A practitioner of Chinese medicine might also address your panic attacks by nourishing your Spleen and restoring your Kidney health.  Beyond acupuncture, you may prescribed an herbal formula, some dietary suggestions, and strategies for stress relief.

Finally, some practical advice if you suffer from panic attacks:

-Realize that your body cannot sustain this mega-fight or flight response for more than a few minutes.  It will pass.

-When you’re having a panic attack, you might think the best thing to do is sit down, relax, and let it pass.  However, if you get up and move around, go for a walk, do some jumping jacks, your body will metabolize the adrenaline faster.

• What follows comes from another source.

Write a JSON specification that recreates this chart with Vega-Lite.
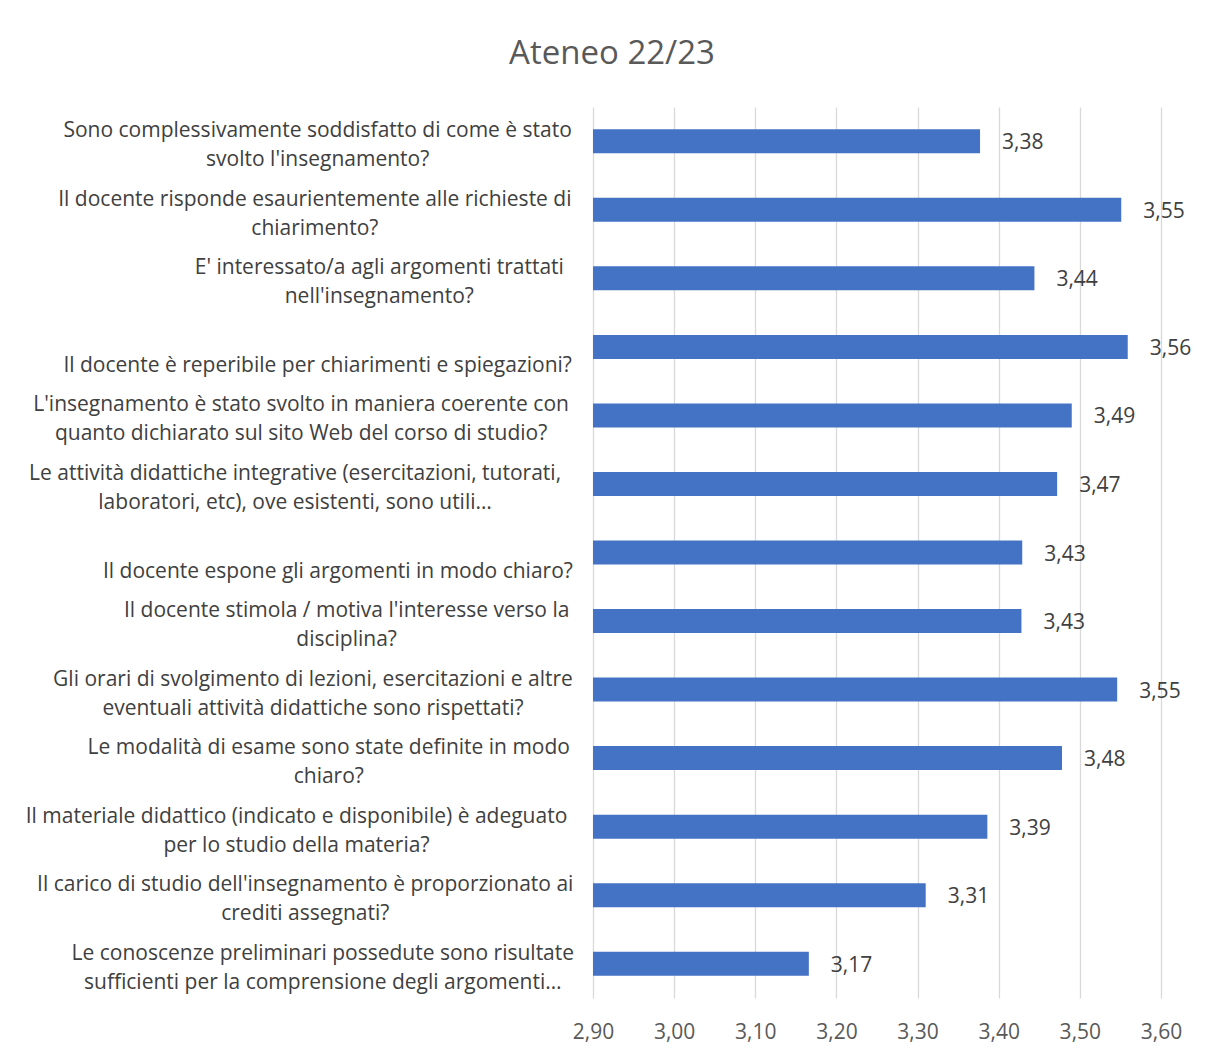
{
  "$schema": "https://vega.github.io/schema/vega-lite/v6.json",
  "width": 568,
  "height": 891,
  "autosize": {"type": "none"},
  "padding": {"left": 593, "top": 107, "right": 52, "bottom": 54},
  "background": "white",
  "title": {
    "text": "Ateneo 22/23",
    "anchor": "middle",
    "dx": -265,
    "offset": 10,
    "baseline": "alphabetic",
    "font": "Open Sans",
    "fontSize": 33,
    "fontWeight": "normal",
    "color": "#595959"
  },
  "config": {
    "view": {"stroke": null},
    "font": "Open Sans",
    "locale": {"number": {"decimal": ",", "thousands": ".", "grouping": [3], "currency": ["", " €"]}}
  },
  "data": {
    "values": [
      {"domanda": "Sono complessivamente soddisfatto di come è stato|svolto l'insegnamento?", "media": 3.377},
      {"domanda": "Il docente risponde esaurientemente alle richieste di|chiarimento?", "media": 3.551},
      {"domanda": "E' interessato/a agli argomenti trattati|nell'insegnamento?", "media": 3.444},
      {"domanda": "|Il docente è reperibile per chiarimenti e spiegazioni?", "media": 3.559},
      {"domanda": "L'insegnamento è stato svolto in maniera coerente con|quanto dichiarato sul sito Web del corso di studio?", "media": 3.49},
      {"domanda": "Le attività didattiche integrative (esercitazioni, tutorati,|laboratori, etc), ove esistenti, sono utili…", "media": 3.472},
      {"domanda": "|Il docente espone gli argomenti in modo chiaro?", "media": 3.429},
      {"domanda": "Il docente stimola / motiva l'interesse verso la|disciplina?", "media": 3.428},
      {"domanda": "Gli orari di svolgimento di lezioni, esercitazioni e altre|eventuali attività didattiche sono rispettati?", "media": 3.546},
      {"domanda": "Le modalità di esame sono state definite in modo|chiaro?", "media": 3.478},
      {"domanda": "Il materiale didattico (indicato e disponibile) è adeguato|per lo studio della materia?", "media": 3.386},
      {"domanda": "Il carico di studio dell'insegnamento è proporzionato ai|crediti assegnati?", "media": 3.31},
      {"domanda": "Le conoscenze preliminari possedute sono risultate|sufficienti per la comprensione degli argomenti…", "media": 3.166}
    ]
  },
  "encoding": {
    "y": {
      "field": "domanda",
      "type": "nominal",
      "sort": null,
      "title": null,
      "scale": {"paddingInner": 0.65, "paddingOuter": 0.325},
      "axis": {
        "domain": false,
        "ticks": false,
        "grid": false,
        "labels": false
      }
    }
  },
  "layer": [
    {
      "mark": {"type": "bar", "color": "#4472c4", "clip": true},
      "encoding": {
        "x": {
          "field": "media",
          "type": "quantitative",
          "title": null,
          "scale": {"domain": [2.9, 3.6], "zero": false, "nice": false},
          "axis": {
            "values": [2.9, 3.0, 3.1, 3.2, 3.3, 3.4, 3.5, 3.6],
            "format": ".2f",
            "domain": false,
            "ticks": false,
            "grid": true,
            "gridColor": "#d9d9d9",
            "gridWidth": 1.3,
            "labelFlush": false,
            "labelPadding": 23,
            "labelFont": "Open Sans",
            "labelFontSize": 21,
            "labelColor": "#595959"
          }
        }
      }
    },
    {
      "mark": {"type": "text", "align": "left", "baseline": "middle", "dx": 22, "dy": 2, "font": "Open Sans", "fontSize": 21, "color": "#404040"},
      "encoding": {
        "x": {"field": "media", "type": "quantitative"},
        "text": {"field": "media", "type": "quantitative", "format": ".2f"}
      }
    },
    {
      "mark": {
        "type": "text",
        "align": "center",
        "baseline": "middle",
        "lineHeight": 29,
        "dy": -10,
        "font": "Open Sans",
        "fontSize": 21,
        "color": "#404040",
        "text": {"expr": "split(datum.domanda, '|')"},
        "dx": {"expr": "-24 - 10.7 * max(0.58*length(split(datum.domanda, '|')[0]) - 0.34*length(replace(split(datum.domanda, '|')[0], regexp(\"[^ilj'., I]\", \"g\"), '')) - 0.18*length(replace(split(datum.domanda, '|')[0], regexp(\"[^tfr()?szc/]\", \"g\"), '')) + 0.27*length(replace(split(datum.domanda, '|')[0], regexp(\"[^mwMW…]\", \"g\"), '')), 0.58*length(split(datum.domanda, '|')[1]) - 0.34*length(replace(split(datum.domanda, '|')[1], regexp(\"[^ilj'., I]\", \"g\"), '')) - 0.18*length(replace(split(datum.domanda, '|')[1], regexp(\"[^tfr()?szc/]\", \"g\"), '')) + 0.27*length(replace(split(datum.domanda, '|')[1], regexp(\"[^mwMW…]\", \"g\"), '')))"}
      },
      "encoding": {
        "x": {"datum": 2.9, "type": "quantitative"}
      }
    }
  ]
}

-Avoid caffeinated drinks and any other foods that you think might trigger an attack.

– In almost every instance, stressful situations or circumstances are at the core of anxiety and panic conditions.  Do what it takes to get your stress under control.  Take regular walks, meditate, go fishing, take a Yoga class, play video games, change your circumstances, or whatever else it takes for you to eliminate stress.

-Seriously consider acupuncture.  It can be a very safe, effective, drug-free way to eliminate anxiety and panic attacks.

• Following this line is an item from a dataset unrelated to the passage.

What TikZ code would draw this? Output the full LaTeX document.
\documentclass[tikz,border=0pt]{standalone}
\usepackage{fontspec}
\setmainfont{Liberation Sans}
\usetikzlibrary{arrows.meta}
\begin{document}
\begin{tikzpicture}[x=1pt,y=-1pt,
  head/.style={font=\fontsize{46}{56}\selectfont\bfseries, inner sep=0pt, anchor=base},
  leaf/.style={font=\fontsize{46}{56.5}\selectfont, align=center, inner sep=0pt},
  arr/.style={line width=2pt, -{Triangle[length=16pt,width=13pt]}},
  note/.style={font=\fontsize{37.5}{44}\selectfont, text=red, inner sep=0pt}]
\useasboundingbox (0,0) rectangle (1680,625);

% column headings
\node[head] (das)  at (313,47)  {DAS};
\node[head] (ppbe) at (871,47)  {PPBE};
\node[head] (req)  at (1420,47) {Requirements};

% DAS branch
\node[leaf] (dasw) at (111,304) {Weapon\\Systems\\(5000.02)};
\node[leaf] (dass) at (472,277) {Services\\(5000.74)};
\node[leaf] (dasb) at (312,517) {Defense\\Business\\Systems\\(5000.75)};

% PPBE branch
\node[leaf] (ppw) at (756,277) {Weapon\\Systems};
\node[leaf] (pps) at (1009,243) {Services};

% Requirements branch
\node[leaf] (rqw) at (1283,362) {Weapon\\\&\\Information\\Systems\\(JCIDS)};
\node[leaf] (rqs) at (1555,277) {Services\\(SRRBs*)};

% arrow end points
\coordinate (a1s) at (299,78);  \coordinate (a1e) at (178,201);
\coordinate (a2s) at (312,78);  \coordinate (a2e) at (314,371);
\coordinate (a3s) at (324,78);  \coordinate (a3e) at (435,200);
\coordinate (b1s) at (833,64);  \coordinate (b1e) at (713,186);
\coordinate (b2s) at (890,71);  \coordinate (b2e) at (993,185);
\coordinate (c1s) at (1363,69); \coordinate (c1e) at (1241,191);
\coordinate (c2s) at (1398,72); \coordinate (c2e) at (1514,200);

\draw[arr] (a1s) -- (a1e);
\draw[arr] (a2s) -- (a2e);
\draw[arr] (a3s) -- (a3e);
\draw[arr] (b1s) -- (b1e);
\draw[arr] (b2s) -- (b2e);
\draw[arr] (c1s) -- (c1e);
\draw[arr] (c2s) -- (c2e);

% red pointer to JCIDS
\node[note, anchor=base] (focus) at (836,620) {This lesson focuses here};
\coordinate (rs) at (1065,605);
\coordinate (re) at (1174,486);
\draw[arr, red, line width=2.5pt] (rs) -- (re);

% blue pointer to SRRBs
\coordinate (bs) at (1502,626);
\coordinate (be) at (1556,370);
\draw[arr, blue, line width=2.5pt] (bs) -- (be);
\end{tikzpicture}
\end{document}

9 comments to Acupuncture for Panic Attacks

  • Without a doubt, this Panic Attacks article is really the latest on this deserving topic. I agree with your conclusions and am eagerly look forward to your future updates. Just saying thanks will not just be enough, for the extraordinary clarity in your writing. I will at once grab your rss feed to stay informed of any updates. Gratifying work and much success in your business endeavors!

    Hey Jay, thanks for your comments. I think it’s really important for people to know that Chinese medicine can be an effective alternative to meds for anxiety. More on this topic coming. LJ

  • maria

    I tried accupuncture for my panic attacks and it made it WORSE! I’m not sure what happened but it unleased a new wave of panic I never experienced before and the accupuncturist offered no explanation or relief.
    I am worse now than i was before I tried accupuncture.
    why is this?

  • Lynn Jaffee

    I’ve had that happen a couple of times with my patients–usually during the first treatment or two. Sometimes something new like acupuncture can cause a little anxiety until you’re comfortable with it. My solution is to stay in the treatment room during the entire treatment when I’m working with someone who suffers from panic attacks.

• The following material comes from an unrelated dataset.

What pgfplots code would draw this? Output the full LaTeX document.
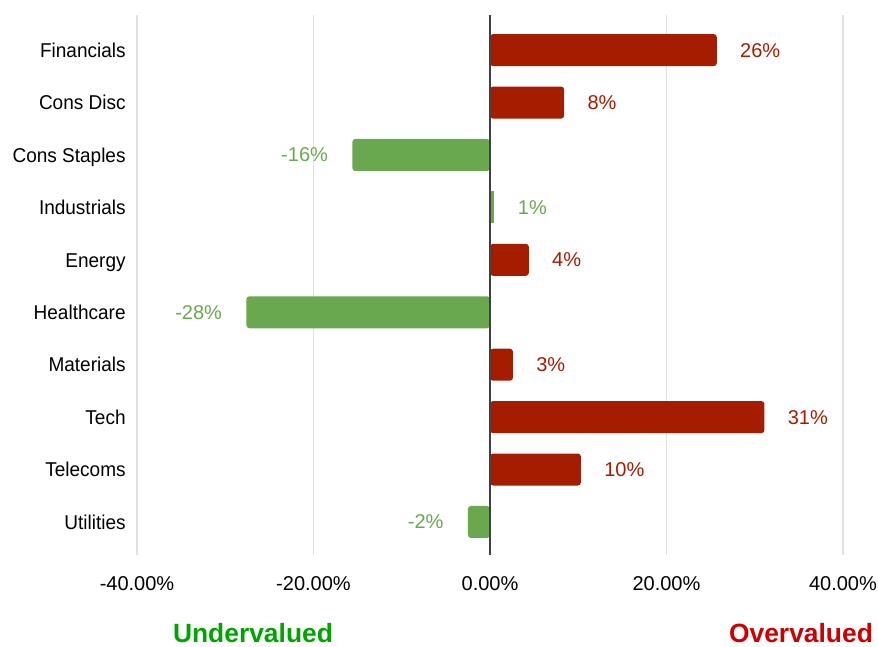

    Occasionally, a patient will have something called a healing crisis, in which they get worse for a little while before they begin to get better. I have found that those people who stick with it will get better in the long term.

  • I’ve personally dealt with panic attacks my whole life. It started when I was just a child and I’ve had to cope with them since then. I finally found a solution that has helped me get them done once and for all. I will tell you that it wasn’t quick or easy, but after a while I was able to finally get rid of them. I’m no longer dealing with them and its like I’ve started a new life not dealing with panic attacks. I also saw a Dr. Oz special a few days ago, sometimes it isn’t a panic attack that is the root of the problem, I’d also recommend talking to your doctor. Good luck!

  • Lynn Jaffee

    I agree, you should do everything possible to get panic attacks under contol. Acupuncture in only one tool. And, yes, the root of your panic attacks can be more than just anxiety–anything from diet to hormonal imbalances can cause them.

  • Lynn Jaffee

    Breathing techniques and meditation are both good ways to slow things down and decrease your anxiety. Way to go.

  • Linda

    I’ve had 3 sessions in 10 days (last one this morning) I experienced a “rushed” panic attack,on my second visit, realizing I had fallen into a deep relaxation and then was able to quickly recover.

    I can’t believe how wonderful I feel. The relief is amazing. I’ve had asthma for over 40 years and the steroids and ventolin are too hard to manage. My skin has errupted for the last 6 years. So has the introduction of panic attacks.

    Not sure how this works for all individuals but I am a believer. will continue.